Collected data:
--------------------

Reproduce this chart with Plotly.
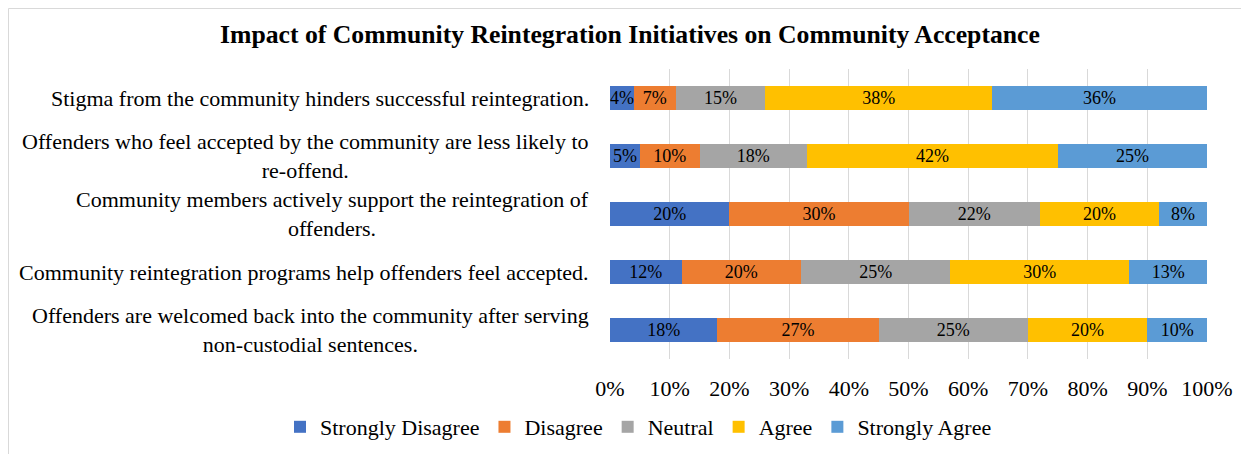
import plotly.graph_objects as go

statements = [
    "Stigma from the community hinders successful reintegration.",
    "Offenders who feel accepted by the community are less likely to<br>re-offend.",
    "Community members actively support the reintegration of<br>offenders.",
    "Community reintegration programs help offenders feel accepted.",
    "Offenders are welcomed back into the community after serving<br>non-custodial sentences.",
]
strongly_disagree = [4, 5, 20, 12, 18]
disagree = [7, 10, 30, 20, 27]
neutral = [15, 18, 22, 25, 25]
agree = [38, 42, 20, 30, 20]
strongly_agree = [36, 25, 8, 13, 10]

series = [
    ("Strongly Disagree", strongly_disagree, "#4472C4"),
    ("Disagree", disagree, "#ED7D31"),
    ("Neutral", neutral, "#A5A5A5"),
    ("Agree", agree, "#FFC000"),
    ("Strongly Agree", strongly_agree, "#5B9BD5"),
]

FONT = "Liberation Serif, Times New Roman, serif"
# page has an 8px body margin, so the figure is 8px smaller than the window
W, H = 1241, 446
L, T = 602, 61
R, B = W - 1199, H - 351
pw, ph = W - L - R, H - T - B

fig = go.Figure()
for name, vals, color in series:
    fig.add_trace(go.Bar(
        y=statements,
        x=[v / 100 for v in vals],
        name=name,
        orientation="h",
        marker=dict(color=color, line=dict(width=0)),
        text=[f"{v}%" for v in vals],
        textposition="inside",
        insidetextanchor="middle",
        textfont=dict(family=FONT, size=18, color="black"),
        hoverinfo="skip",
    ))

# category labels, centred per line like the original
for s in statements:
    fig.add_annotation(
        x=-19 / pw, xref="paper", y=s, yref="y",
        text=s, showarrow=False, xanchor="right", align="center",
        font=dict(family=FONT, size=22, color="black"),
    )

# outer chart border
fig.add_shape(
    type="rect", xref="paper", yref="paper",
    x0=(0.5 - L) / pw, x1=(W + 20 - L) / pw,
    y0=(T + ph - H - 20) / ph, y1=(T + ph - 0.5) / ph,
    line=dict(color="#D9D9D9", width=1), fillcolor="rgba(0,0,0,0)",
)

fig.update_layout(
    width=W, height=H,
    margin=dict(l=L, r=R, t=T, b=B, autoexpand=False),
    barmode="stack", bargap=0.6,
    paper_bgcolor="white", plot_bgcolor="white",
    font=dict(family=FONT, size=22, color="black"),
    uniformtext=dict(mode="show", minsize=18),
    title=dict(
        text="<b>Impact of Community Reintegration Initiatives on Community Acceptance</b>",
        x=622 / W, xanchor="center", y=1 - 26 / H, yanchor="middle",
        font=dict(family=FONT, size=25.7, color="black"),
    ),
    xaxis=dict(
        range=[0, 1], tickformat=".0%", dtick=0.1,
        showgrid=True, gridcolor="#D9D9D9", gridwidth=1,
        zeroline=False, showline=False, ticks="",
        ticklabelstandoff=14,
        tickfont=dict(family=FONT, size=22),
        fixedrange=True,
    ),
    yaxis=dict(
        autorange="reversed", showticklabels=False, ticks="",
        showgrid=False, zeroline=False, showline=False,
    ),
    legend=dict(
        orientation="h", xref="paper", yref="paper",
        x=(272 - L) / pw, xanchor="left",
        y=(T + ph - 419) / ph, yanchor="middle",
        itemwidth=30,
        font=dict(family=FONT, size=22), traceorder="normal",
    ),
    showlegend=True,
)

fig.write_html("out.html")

--------------------

Requirements: In the material above, tally every line with the string "chart" in it, then give that number alone.

Solution to the problem: 2